There’s a certain story that does terribly with this mismatch: the revenge story. There are some great revenge stories are in Ninja Gaiden, God of War 2, and—would you look at that—my very own The Dishwasher: Dead Samurai!

The revenge story fares even worse because the hero’s demeanour is much more separated from that of the bewildered player. The hero on the quest for revenge is driven by loss, regret, and anger; this mixture of driving emotions fuels a momentum that lays waste to all in its path. What happens when bewildered player does something clumsy? Or is lost for five minutes? Suddenly, that momentum is faltering – and if the momentum falters then maybe the mixture of driving emotions is tiring out, and eventually we are left with a hero equivalent of an emo kid: driven by anguish, but too socially awkward to do anything about it.

The Dishwasher: Dead Samurai is a by the books revenge tale, one where you die a lot to boot. You play as the Dishwasher, an undead samurai who was killed by the cyborgs, mysteriously brought back to life, and is on a quest of anguish-fuelled revenge.

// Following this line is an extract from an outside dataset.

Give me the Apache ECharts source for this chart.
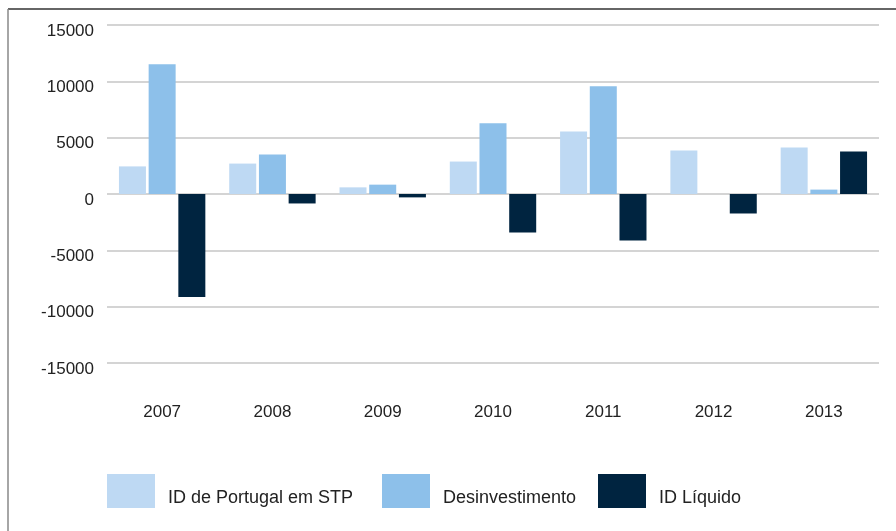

There are numerous scenarios where the storyline mismatch issue I described will rear its ugly head. Is this a concern?

Well, it sort of is and it sort of isn’t. It is for all of the reasons previously mentioned: it creates a mismatch between the cut scenes and the actual game play as it will doubtlessly pan out in the hands of a newbie (or an experienced player at Samurai difficulty, for that matter).

"Repetition, when used appropriately, can do wonders to help the bewildered player step into the shoes of the unstoppable hero"

But it also isn’t a concern for a few reasons. For one, the story in The Dishwasher doesn’t really try too hard. It’s presented though a series of small comic strips, usually one or two per level, which cover some key plot points without dwelling too much. I’ll admit it: this is sort of a fake argument. I’m almost saying that you can’t fail if you don’t try, right? It still works in its own way—new players won’t have much interest in the story, but more hardcore players will want a better idea of what kind of universe they’re interacting with.

Another reason why I’m not too concerned is because The Dishwasher does feature a healthy amount of repetition. Nothing obscene, mind you (though it starts to feel that way after some rigorous testing sessions), but enough to try and familiarize the player with what the game is. I like to think that repetition, when used appropriately, can do wonders to help the bewildered player step into the shoes of the unstoppable hero. Repetition helps players know what they’re up against; it empowers them (while hopefully not boring them—it’s a balancing act). In a game where the hero’s character is very powerful, this works well. On the other hand, in a survival horror game, where the hero’s character is fragile and scared, repetition is very, very bad.

The last reason why I’m not too concerned is easy: The Dishwasher is, I think, a rad game. It’s such a rad game in fact that people will want to improve their game so that their onscreen persona matches that timeless ‘Dishwasher Revenge’ attitude described in the cut scenes, much in the same way that that crazy Sony exec predicted that people will want to work extra hours to buy a PS3. OK, I don’t actually believe that; I’m really just making things up at this point, which means it’s about time to wrap up.

However, if I make a sequel, I can promise you one thing: that the storyline will feature a hapless, manipulated pawn whose only bargaining chip is the ability to blow away wave after wave of mindless thugs – and if you’ve got a problem with that then you can toss it in the forums.